▶ Task goal: Return each line of the records holding the string "standalone".

▶

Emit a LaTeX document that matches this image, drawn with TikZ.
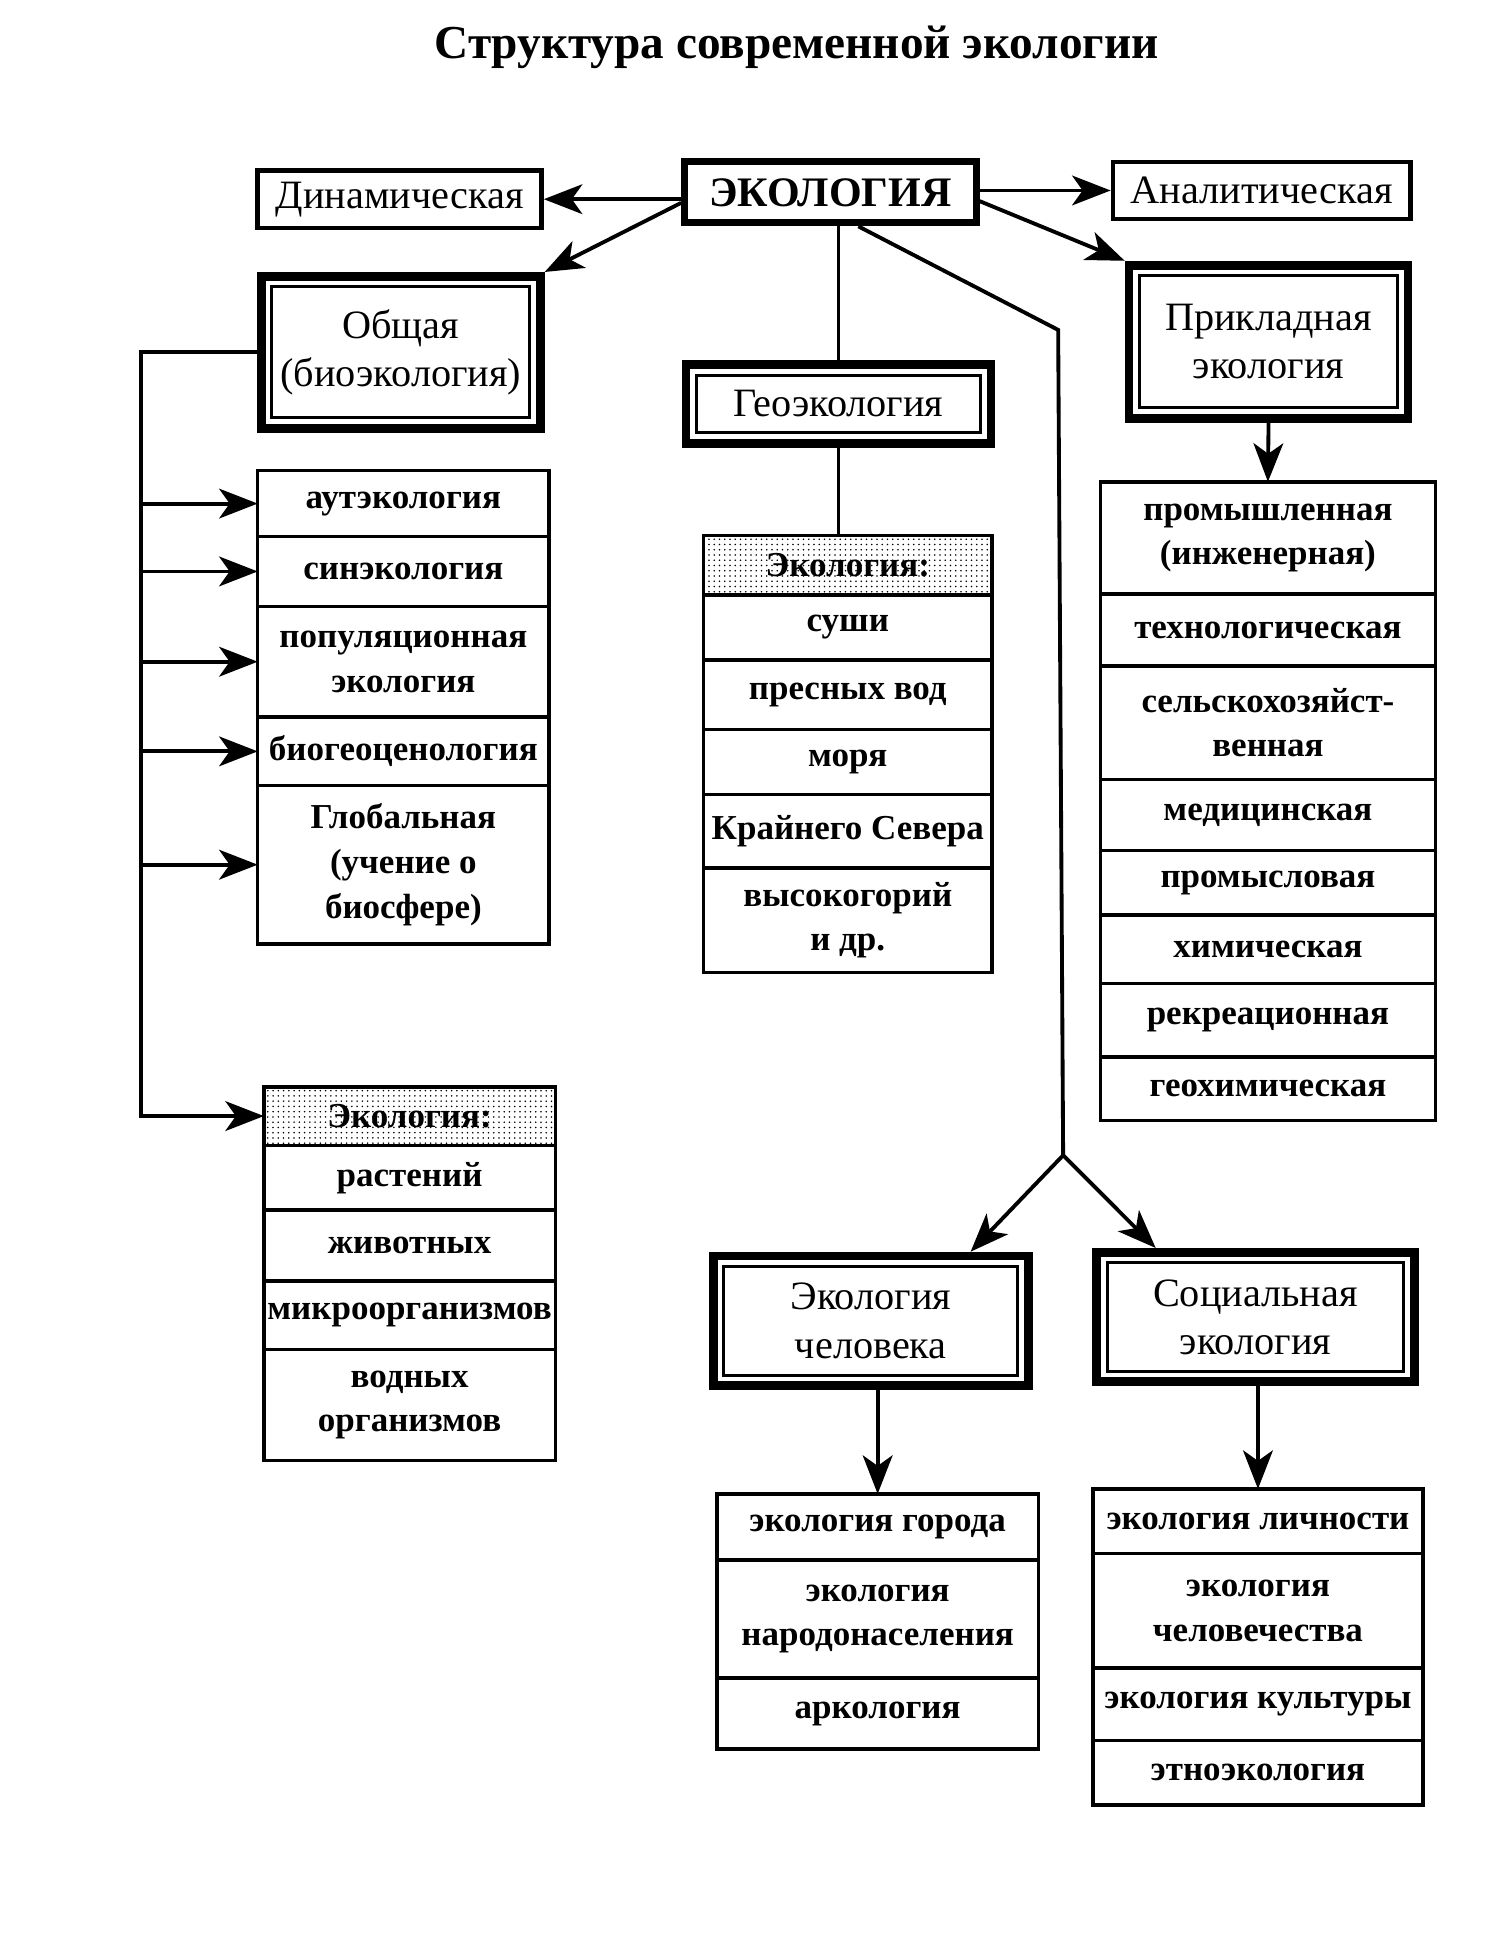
\documentclass[tikz,border=0pt]{standalone}
\usepackage{fontspec}
\setmainfont{Liberation Serif}
\usepackage{tikz}
\usetikzlibrary{arrows.meta}
\usetikzlibrary{patterns}
\usetikzlibrary{positioning}
\newcommand\cellfont{\bfseries\fontsize{20}{25.5}\selectfont}
\newcommand\boxfont{\fontsize{23}{27.5}\selectfont}
\tikzstyle{arrow} = [->,>={Stealth[length=22pt,width=17pt,inset=6pt]}, line width=2.2pt]
\tikzstyle{link} = [line width=2.2pt]
\tikzset{cell/.style={draw, line width=2pt, inner sep=1pt, outer sep=0pt, align=center, font=\cellfont},
  headcell/.style={cell, pattern=dots},
  box/.style={draw, line width=2.6pt, inner sep=1pt, align=center, font=\boxfont},
  bigbox/.style={draw, line width=5pt, inner sep=1pt, align=center, font=\boxfont},
  innerframe/.style={draw, line width=1.6pt}}

\begin{document}
\begin{tikzpicture}[x=0.025cm,y=-0.025cm]
        \useasboundingbox (0,0) rectangle (1210,1568);
        % Title
        \node (title) at (640,38) {\bfseries\fontsize{27}{30}\selectfont Структура современной экологии};

        % Top row
        \node[box, line width=4pt, font=\bfseries\fontsize{24}{28}\selectfont, minimum width=5.85cm, minimum height=1.225cm] (eco) at (667,154.5) {ЭКОЛОГИЯ};
        \node[box, minimum width=5.7cm, minimum height=1.15cm] (dyn) at (321,160) {Динамическая};
        \node[box, minimum width=5.975cm, minimum height=1.15cm] (anl) at (1013.5,153) {Аналитическая};

        % Double framed boxes
        \node[bigbox, minimum width=5.6cm, minimum height=3.05cm] (obsh) at (322,283) {Общая\\(биоэкология)};
        \draw[innerframe] ([shift={(8.5pt,-8.5pt)}]obsh.north west) rectangle ([shift={(-8.5pt,8.5pt)}]obsh.south east);
        \node[bigbox, minimum width=5.6cm, minimum height=3.075cm] (prikl) at (1019,274.5) {Прикладная\\экология};
        \draw[innerframe] ([shift={(8.5pt,-8.5pt)}]prikl.north west) rectangle ([shift={(-8.5pt,8.5pt)}]prikl.south east);
        \node[bigbox, minimum width=6.125cm, minimum height=1.575cm] (geo) at (673.5,324.5) {Геоэкология};
        \draw[innerframe] ([shift={(8.5pt,-8.5pt)}]geo.north west) rectangle ([shift={(-8.5pt,8.5pt)}]geo.south east);
        \node[bigbox, minimum width=6.325cm, minimum height=2.6cm] (human) at (699.5,1061) {Экология\\человека};
        \draw[innerframe] ([shift={(8.5pt,-8.5pt)}]human.north west) rectangle ([shift={(-8.5pt,8.5pt)}]human.south east);
        \node[bigbox, minimum width=6.375cm, minimum height=2.6cm] (social) at (1008.5,1058) {Социальная\\экология};
        \draw[innerframe] ([shift={(8.5pt,-8.5pt)}]social.north west) rectangle ([shift={(-8.5pt,8.5pt)}]social.south east);

        % Left column: branches of general ecology
        \begin{scope}[every node/.append style={minimum width=5.85cm}]
        \node[cell, minimum height=1.325cm, anchor=north] (aut) at (324,378) {аутэкология};
        \node[cell, minimum height=1.4cm, below=0pt of aut] (sin) {синэкология};
        \node[cell, minimum height=2.225cm, below=0pt of sin] (pop) {популяционная\\экология};
        \node[cell, minimum height=1.375cm, below=0pt of pop] (biog) {биогеоценология};
        \node[cell, minimum height=3.175cm, below=0pt of biog] (glob) {Глобальная\\(учение о\\биосфере)};
        \end{scope}

        % Left column: ecology of organisms
        \begin{scope}[every node/.append style={minimum width=5.85cm}]
        \node[headcell, minimum height=1.175cm, anchor=north] (hdrL) at (329,873) {Экология:};
        \node[cell, minimum height=1.3cm, below=0pt of hdrL] (rast) {растений};
        \node[cell, minimum height=1.425cm, below=0pt of rast] (zhiv) {животных};
        \node[cell, minimum height=1.375cm, below=0pt of zhiv] (mikr) {микроорганизмов};
        \node[cell, minimum height=2.225cm, below=0pt of mikr] (vodn) {водных\\организмов};
        \end{scope}

        % Middle column: geoecology
        \begin{scope}[every node/.append style={minimum width=5.8cm}]
        \node[headcell, minimum height=1.2cm, anchor=north] (hdrC) at (681,430) {Экология:};
        \node[cell, minimum height=1.3cm, below=0pt of hdrC] (sushi) {суши};
        \node[cell, minimum height=1.4cm, below=0pt of sushi] (presn) {пресных вод};
        \node[cell, minimum height=1.3cm, below=0pt of presn] (morya) {моря};
        \node[cell, minimum height=1.475cm, below=0pt of morya] (sever) {Крайнего Севера};
        \node[cell, minimum height=2.1cm, below=0pt of sever] (vysok) {высокогорий\\и др.};
        \end{scope}

        % Right column: applied ecology
        \begin{scope}[every node/.append style={minimum width=6.725cm}]
        \node[cell, minimum height=2.25cm, anchor=north] (prom) at (1018.5,387) {промышленная\\(инженерная)};
        \node[cell, minimum height=1.45cm, below=0pt of prom] (tehn) {технологическая};
        \node[cell, minimum height=2.275cm, below=0pt of tehn] (selh) {сельскохозяйст-\\венная};
        \node[cell, minimum height=1.425cm, below=0pt of selh] (med) {медицинская};
        \node[cell, minimum height=1.3cm, below=0pt of med] (promysl) {промысловая};
        \node[cell, minimum height=1.375cm, below=0pt of promysl] (him) {химическая};
        \node[cell, minimum height=1.475cm, below=0pt of him] (rekr) {рекреационная};
        \node[cell, minimum height=1.275cm, below=0pt of rekr] (geoh) {геохимическая};
        \end{scope}

        % Bottom: human ecology
        \begin{scope}[every node/.append style={minimum width=6.45cm}]
        \node[cell, minimum height=1.325cm, anchor=north] (gorod) at (705,1200) {экология города};
        \node[cell, minimum height=2.375cm, below=0pt of gorod] (narod) {экология\\народонаселения};
        \node[cell, minimum height=1.425cm, below=0pt of narod] (arko) {аркология};
        \end{scope}

        % Bottom: social ecology
        \begin{scope}[every node/.append style={minimum width=6.625cm}]
        \node[cell, minimum height=1.3cm, anchor=north] (lichn) at (1010.5,1196) {экология личности};
        \node[cell, minimum height=2.3cm, below=0pt of lichn] (chelov) {экология\\человечества};
        \node[cell, minimum height=1.45cm, below=0pt of chelov] (kult) {экология культуры};
        \node[cell, minimum height=1.3cm, below=0pt of kult] (etno) {этноэкология};
        \end{scope}

        % Connectors from the top
        \draw[arrow] (eco.west |- dyn.east) -- (dyn.east);
        \draw[arrow] (eco.east |- anl.west) -- (anl.west);
        \draw[arrow] ([yshift=-6pt]eco.west) -- (obsh.north east);
        \draw[arrow] ([yshift=-5pt]eco.east) -- (prikl.north west);
        \draw[link] (geo.north |- eco.south) -- (geo.north);
        \draw[link] (geo.south) -- (geo.south |- hdrC.north);
        \draw[arrow] (prikl.south) -- (prom.north);

        % Long branch to human and social ecology
        \coordinate (bend) at (850,265);
        \coordinate (split) at (854,928);
        \draw[link] ([xshift=16pt]eco.south) -- (bend) -- (split);
        \draw[arrow] (split) -- ([xshift=57pt]human.north);
        \draw[arrow] (split) -- ([xshift=-57pt]social.north);
        \draw[arrow] (human.south -| gorod.north) -- (gorod.north);
        \draw[arrow] (social.south -| lichn.north) -- (lichn.north);

        % Left trunk
        \coordinate (trunk) at (113,0);
        \draw[arrow] (obsh.west) -- (obsh.west -| trunk) |- (hdrL.west);
        \foreach \n in {aut,sin,pop,biog,glob}
            \draw[arrow] (trunk |- \n.west) -- (\n.west);
    \end{tikzpicture}
\end{document}
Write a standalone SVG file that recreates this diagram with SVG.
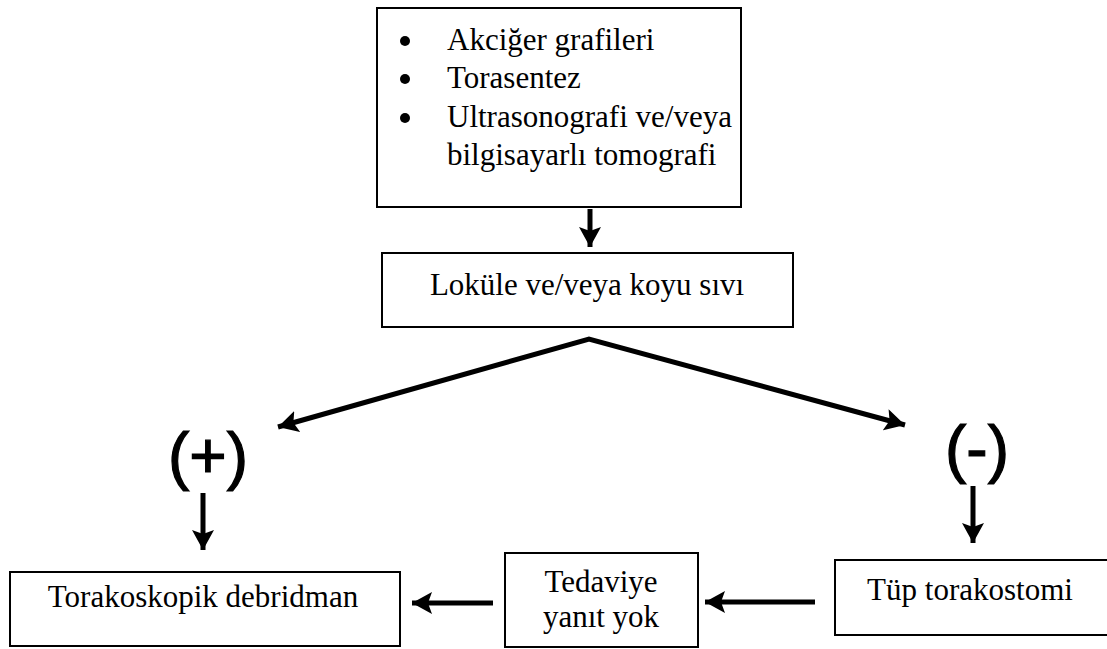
<svg xmlns="http://www.w3.org/2000/svg" width="1107" height="649" viewBox="0 0 1107 649">
  <style>
    .box { fill: #fff; stroke: #000; stroke-width: 2; }
    .t { font-family: "Liberation Serif", "Times New Roman", serif; font-size: 31px; fill: #000; }
    .c { text-anchor: middle; }
    .sign { font-family: "Liberation Sans", Arial, sans-serif; font-size: 64px; fill: #000; stroke: #000; stroke-width: 1.2; text-anchor: middle; }
    .conn { fill: none; stroke: #000; stroke-width: 5; stroke-linejoin: miter; }
  </style>
  <defs>
    <marker id="ah" markerUnits="userSpaceOnUse" markerWidth="22" markerHeight="22" refX="20" refY="11" orient="auto-start-reverse">
      <path d="M0,0 L20,11 L0,22 L4,11 Z" fill="#000"/>
    </marker>
  </defs>
  <rect width="1107" height="649" fill="#fff"/>

  <g id="node-tests">
    <rect class="box" x="377" y="8" width="364" height="199"/>
    <circle cx="405" cy="41" r="5"/>
    <circle cx="405" cy="79" r="5"/>
    <circle cx="405" cy="118" r="5"/>
    <text class="t" x="447" y="50">Akciğer grafileri</text>
    <text class="t" x="447" y="88">Torasentez</text>
    <text class="t" x="447" y="127">Ultrasonografi ve/veya</text>
    <text class="t" x="447" y="165">bilgisayarlı tomografi</text>
  </g>

  <g id="node-lokule">
    <rect class="box" x="382" y="253" width="411" height="74"/>
    <text class="t c" x="587" y="295">Loküle ve/veya koyu sıvı</text>
  </g>

  <g id="node-plus">
    <text class="sign" x="208" y="478">(+)</text>
  </g>

  <g id="node-minus">
    <text class="sign" x="977" y="471">(-)</text>
  </g>

  <g id="node-torakoskopik">
    <rect class="box" x="10" y="572" width="390" height="74"/>
    <text class="t c" x="203" y="607">Torakoskopik debridman</text>
  </g>

  <g id="node-yanit">
    <rect class="box" x="505" y="553" width="193" height="94"/>
    <text class="t c" x="601" y="592">Tedaviye</text>
    <text class="t c" x="601" y="627">yanıt yok</text>
  </g>

  <g id="node-tup">
    <rect class="box" x="835" y="560" width="280" height="75"/>
    <text class="t c" x="970" y="600">Tüp torakostomi</text>
  </g>

  <g id="connectors">
    <path class="conn" d="M590,209 L590,247" marker-end="url(#ah)"/>
    <path class="conn" d="M278,427 L589,339 L905,425" marker-start="url(#ah)" marker-end="url(#ah)"/>
    <path class="conn" d="M203,493 L203,550" marker-end="url(#ah)"/>
    <path class="conn" d="M973,486 L973,543" marker-end="url(#ah)"/>
    <path class="conn" d="M815,602 L705,602" marker-end="url(#ah)"/>
    <path class="conn" d="M493,603 L412,603" marker-end="url(#ah)"/>
  </g>
</svg>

◀

▶ Written response:
\documentclass[tikz,border=0pt]{standalone}
Write a standalone SVG file that recreates this diagram with SVG.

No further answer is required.